There were a lot of young kids in there and some guys in there who doped, either dealing it or doing it. But, there were some guys in there who were mean; some awful, mean and ugly things. It’s hard to challenge yourself to have understanding and compassion for that. We have to look into these dark places and try to shine some light, and we have to listen better and we probably have to teach better if we’re truly here to try to rehabilitate.

Q: Why did you film ‘The Mountain,’ a doc about your visits? -

Music for me as a kid could take me places. One thing about it is: everybody in their spirit has a song. You can’t keep that in a cage, you can’t chain that up. The spirit of songs is freedom and I just felt like I was supposed to do this and it started out humbly, then it got big, then it got bigger and bigger.

Q: Why did the film take 15 years to make? -

When we began the record with Tony Brown and MCA and Bruce Hinton, people who got involved and helped me make this vision happen, it was rather ambitious to try to make a documentary film, a live record, and record a live concert on a record and video budget. But, I was gonna do it. We began to get it done, but it took a while to put all those pieces together and the politics of the music business changed. The record went into limbo, sort of went on the shelves. The whole project did and it took a while to get it back. Couple of years actually. By the time I was able to get the record, and get it mastered and get the footage back from the documentary, we learned that the footage had been underwater during the Nashville flood for two weeks. We finally got it all put back together, as much as we could...and then Tammy and I, my wife, were talking and there were so many of the folks that were trying to help us, we realized that it was a different movie now. It didn’t end when it ended. It was a different journey, so we decided to go find as many of the principle inmates who shared their testimonies and stories with us.

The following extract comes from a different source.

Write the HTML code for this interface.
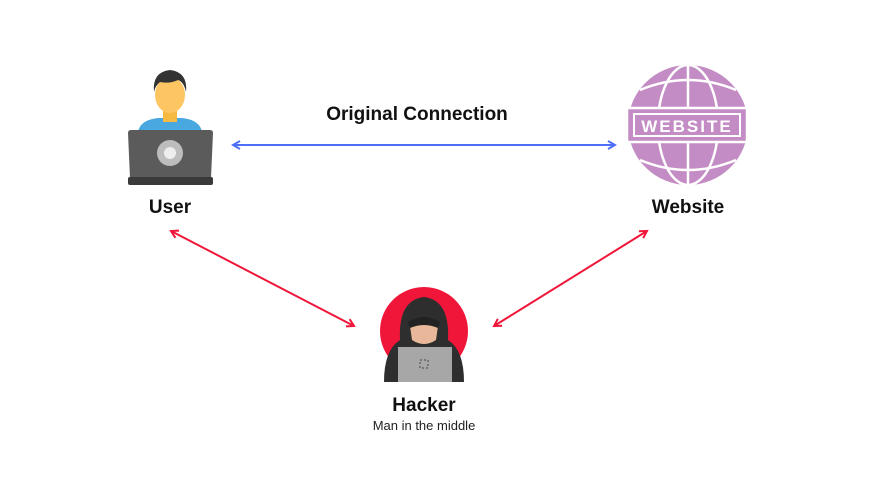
<!DOCTYPE html>
<html><head><style>
body{margin:0;background:#fff;}
svg{display:block}
text{font-family:"Liberation Sans",sans-serif;}
</style></head><body>
<svg width="880" height="480" viewBox="0 0 880 480">
<defs>
<marker id="ab" markerWidth="10" markerHeight="10" refX="8" refY="5" orient="auto-start-reverse" markerUnits="userSpaceOnUse"><path d="M1,1 L8,5 L1,9" fill="none" stroke="#4f6ef7" stroke-width="2"/></marker>
<marker id="ar" markerWidth="10" markerHeight="10" refX="8" refY="5" orient="auto-start-reverse" markerUnits="userSpaceOnUse"><path d="M1,1 L8,5 L1,9" fill="none" stroke="#f0163a" stroke-width="2"/></marker>
</defs>
<!-- User -->
<path d="M138,132 Q140,120 158,118 L182,118 Q200,120 202,132 Z" fill="#4aa8e0"/>
<rect x="163" y="108" width="14" height="14" fill="#f5b944"/>
<ellipse cx="170" cy="95" rx="15" ry="18" fill="#fdc663"/>
<path d="M154,92 Q152,72 170,70 Q188,72 186,92 Q184,82 178,80 Q170,84 160,82 Q155,86 154,92Z" fill="#333"/>
<path d="M128,133 Q128,130 131,130 L210,130 Q213,130 213,133 L211,178 L130,178 Z" fill="#5b5b5b"/>
<rect x="128" y="177" width="85" height="8" rx="2" fill="#3a3a3a"/>
<circle cx="170" cy="153" r="13" fill="#bdbdbd"/>
<circle cx="170" cy="153" r="6" fill="#eee"/>
<!-- Website -->
<circle cx="688" cy="125" r="60" fill="#c48cc4"/>
<g fill="none" stroke="#fff" stroke-width="2.5">
<line x1="688" y1="65" x2="688" y2="185"/>
<ellipse cx="688" cy="125" rx="30" ry="60"/>
<path d="M640,90 Q688,70 736,90"/><path d="M640,160 Q688,180 736,160"/>
</g>
<rect x="627" y="108" width="120" height="34" fill="#c48cc4" stroke="#fff" stroke-width="2.5"/>
<rect x="634" y="114" width="106" height="22" fill="none" stroke="#fff" stroke-width="2"/>
<text x="687" y="132" font-size="17" font-weight="bold" fill="#fff" text-anchor="middle" letter-spacing="2" font-family="Liberation Mono, monospace">WEBSITE</text>
<!-- Hacker -->
<circle cx="424" cy="331" r="44" fill="#f0163a"/>
<path d="M384,382 Q384,350 400,340 Q398,300 424,297 Q450,300 448,340 Q464,350 464,382 Z" fill="#2e2e2e"/>
<path d="M410,326 Q424,316 438,326 L436,340 Q424,348 412,340 Z" fill="#e9b89a"/>
<path d="M408,322 Q424,312 440,322 L438,328 Q424,322 410,328Z" fill="#222"/>
<rect x="398" y="347" width="54" height="35" fill="#a7a7a7"/>
<rect x="420" y="360" width="8" height="8" fill="none" stroke="#444" stroke-width="1" stroke-dasharray="2,2"/>
<!-- Arrows -->
<line x1="233" y1="145" x2="615" y2="145" stroke="#4f6ef7" stroke-width="2" marker-start="url(#ab)" marker-end="url(#ab)"/>
<line x1="171" y1="231" x2="354" y2="326" stroke="#f0163a" stroke-width="2" marker-start="url(#ar)" marker-end="url(#ar)"/>
<line x1="494" y1="326" x2="647" y2="231" stroke="#f0163a" stroke-width="2" marker-start="url(#ar)" marker-end="url(#ar)"/>
<!-- Labels -->
<text x="417" y="120" font-size="19" font-weight="bold" text-anchor="middle" fill="#111">Original Connection</text>
<text x="170" y="213" font-size="19" font-weight="bold" text-anchor="middle" fill="#111">User</text>
<text x="688" y="213" font-size="19" font-weight="bold" text-anchor="middle" fill="#111">Website</text>
<text x="424" y="411" font-size="19" font-weight="bold" text-anchor="middle" fill="#111">Hacker</text>
<text x="424" y="430" font-size="13" text-anchor="middle" fill="#222">Man in the middle</text>
</svg>
</body></html>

Q: Did you ever feel in danger while at the prison? -

I tried to make sure that everybody was at ease, so they would talk. A lot of times I would share with inmates and they didn’t wanna be on camera and that was fine. I just really felt like if you have somebody who goes, ‘Write your thoughts,’ or, ‘Sing what you’re feeling,’ that’s a whole lot different than any other way of communicating; it changes things. It’s a whole different relationship. But, there was times when they would say, ‘Watch out for this guy,’ not everybody was glad to see me. Not everybody was willing to just take it for what it was, which was basically let’s sit down and share some music, stories and songs.

Q: Do you think you helped the inmates? -

There are a few guys who’ve gotten out, but a lot of them have reached out and said thank you. That makes me feel like the music mattered.